Some of the ministers who were present at the 8 March 2017 meeting include Tom Alweendo, Minister of Economic Planning and Director-General: National Planning Commission (Chairperson), Obeth Kandjoze(Minister of Mines and Energy),Alpheus !Naruseb(Works and Transport), John Mutorwa(Agriculture, Water and Forestry), Pohamba Shifeta (Minister of Environment and Tourism) and Benhard Esau, Minister of Fisheries and Marine Resources.
“The CCTED noted that amid the court case application lodged in the high court by the Confederation of Namibia Fishing Associations; the Namibian Hake Association; the Midwater Trawling Association of Namibia; and Omualu Fishing against the Ministry of Environment and Tourism; the Ministry of Fisheries and Marine Resources; the Ministry of Mines and Energy; the Office of the Attorney-General, and Namibia Marine Phosphate (NMP), it is still required of the CCTED to provide feedback to the Prime Minister and the legal team on the status of the agenda item,” noted the meeting.

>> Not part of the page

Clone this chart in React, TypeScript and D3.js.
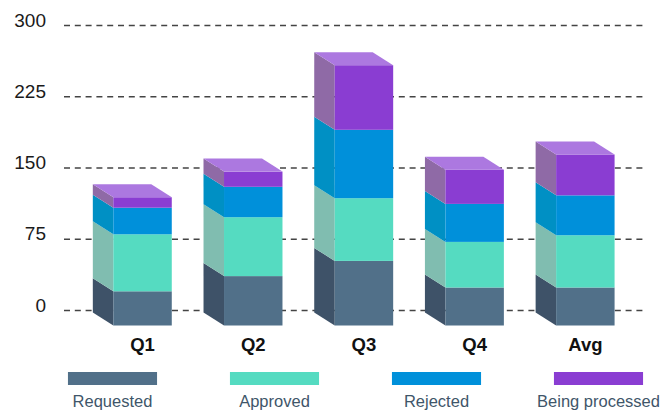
import React from "react";
import * as d3 from "d3";

const categories = ["Q1", "Q2", "Q3", "Q4", "Avg"];
const requested = [36, 52, 68, 40, 40];
const approved = [60, 62, 66, 48, 55];
const rejected = [28, 32, 72, 40, 42];
const processing = [11, 16, 68, 36, 43];
const seriesNames = ["Requested", "Approved", "Rejected", "Being processed"];
const yTicks = [0, 75, 150, 225, 300];

// front / side / top colours per series
const frontColors = ["#517089", "#55dbc1", "#0090da", "#8a3dd2"];
const sideColors = ["#3e5268", "#80bdb0", "#0090c4", "#8f6aa6"];
const topColors = ["#5d7f99", "#7de6d1", "#2aa5e6", "#ac78e0"];

const width = 670;
const height = 412;
const font = "Helvetica, 'Liberation Sans', Arial, sans-serif";

// depth of the bars
const depthX = 20.5;
const depthY = 13;
const frontShift = 15;

export default function App() {
  const table = categories.map((c, i) => ({
    cat: c,
    Requested: requested[i],
    Approved: approved[i],
    Rejected: rejected[i],
    "Being processed": processing[i],
  }));
  const stacked = d3.stack<any>().keys(seriesNames)(table);

  const y = d3.scaleLinear().domain([0, 300]).range([310.5, 25.5]);
  const x = d3
    .scaleBand()
    .domain(categories)
    .range([87.2, 640.7])
    .paddingInner(0.472)
    .paddingOuter(0.236);
  const bw = x.bandwidth();

  const legendX = d3.scaleBand().domain(seriesNames).range([31.5, 679.5]).paddingInner(0.45).paddingOuter(0.225);

  const fy = (v: number) => y(v) + frontShift;

  return (
    <svg
      width={width}
      height={height}
      style={{ position: "absolute", left: 0, top: 0, background: "#fff" }}
    >
      {/* grid */}
      {yTicks.map((t) => (
        <g key={t}>
          <line
            x1={64}
            x2={646}
            y1={y(t)}
            y2={y(t)}
            stroke="#444"
            strokeWidth={1.3}
            strokeDasharray="6 4.8"
          />
          <text
            x={46}
            y={y(t) + 1}
            textAnchor="end"
            fontFamily={font}
            fontSize={19}
            fill="#1a1a1a"
          >
            {t}
          </text>
        </g>
      ))}

      {/* bars */}
      {categories.map((c, ci) => {
        const x0 = x(c) as number;
        const top = stacked[stacked.length - 1][ci][1];
        return (
          <g key={c}>
            {stacked.map((s, si) => {
              const d = s[ci];
              const yt = fy(d[1]);
              const yb = fy(d[0]);
              return (
                <g key={s.key}>
                  <path
                    d={`M${x0},${yt}L${x0 - depthX},${yt - depthY}L${x0 - depthX},${yb - depthY}L${x0},${yb}Z`}
                    fill={sideColors[si]}
                  />
                  <rect x={x0} y={yt} width={bw} height={yb - yt} fill={frontColors[si]} />
                </g>
              );
            })}
            <path
              d={`M${x0},${fy(top)}L${x0 - depthX},${fy(top) - depthY}L${x0 + bw - depthX},${fy(top) - depthY}L${x0 + bw},${fy(top)}Z`}
              fill={topColors[seriesNames.length - 1]}
            />
            <text
              x={x0 + bw / 2}
              y={351}
              textAnchor="middle"
              fontFamily={font}
              fontWeight="bold"
              fontSize={18.5}
              fill="#111"
            >
              {c}
            </text>
          </g>
        );
      })}

      {/* legend */}
      {seriesNames.map((n, i) => {
        const lx = legendX(n) as number;
        const lw = legendX.bandwidth();
        return (
          <g key={n}>
            <rect x={lx} y={372} width={lw} height={13} fill={frontColors[i]} />
            <text
              x={lx + lw / 2}
              y={407}
              textAnchor="middle"
              fontFamily={font}
              fontSize={16.5}
              fill="#3f566a"
            >
              {n}
            </text>
          </g>
        );
      })}
    </svg>
  );
}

According to the committee, it was crucial that stakeholders involved should proof scientifically that phosphate mining can or cannot destroy the marine ecosystem. Thus, the scientific outcome whether it can or cannot destroy the marine ecosystem would determine whether phosphate mining can take place in the Namibian sea or ocean.
The committee directed the Permanent Secretaries from National Planning Commission; the Ministries of Environment and Tourism; Fisheries and Marine Resources; Mines and Energy; a delegate from the Office of the Attorney-General, Environmental Commissioner, the Commissioner of Mines to meet and draft a Cabinet Agenda Memorandum to brief Cabinet on the status and progress made regarding a Moratorium on Phosphate Prospecting, Exploration, Mining and Processing.
“That the Cabinet Agenda Memorandum to be drafted by the Committee comprising of key resource senior personnel be the fundamental point of discussion during the Deliberative Cabinet Meeting of 28 March 2017, the committee members resolved.
The committee held its second meeting for 2017 on Wednesday[5 April 2017].
A few months ago NMP filed a notice of motion at the High Court to appeal a decision by the environment minister Pohamba Shifeta to withdraw an environmental clearance certificate that was issued.
NMP commissioned environmental experts and scholars in a consultative process including the Council for Scientific and Industrial Research (CSIR), the University of Stellenbosch and experts from London to assess the impact of phosphate mining in the presence of an official of the Ministry of Fisheries and Marine Resources, although the ministry has consistently denied being part of the consultation process that led to the awarding of the clearance certificate.
The license led to Esau and Shifeta making contrary statements in public on the matter, a situation which exposed an apparent lack of coordination between ministries.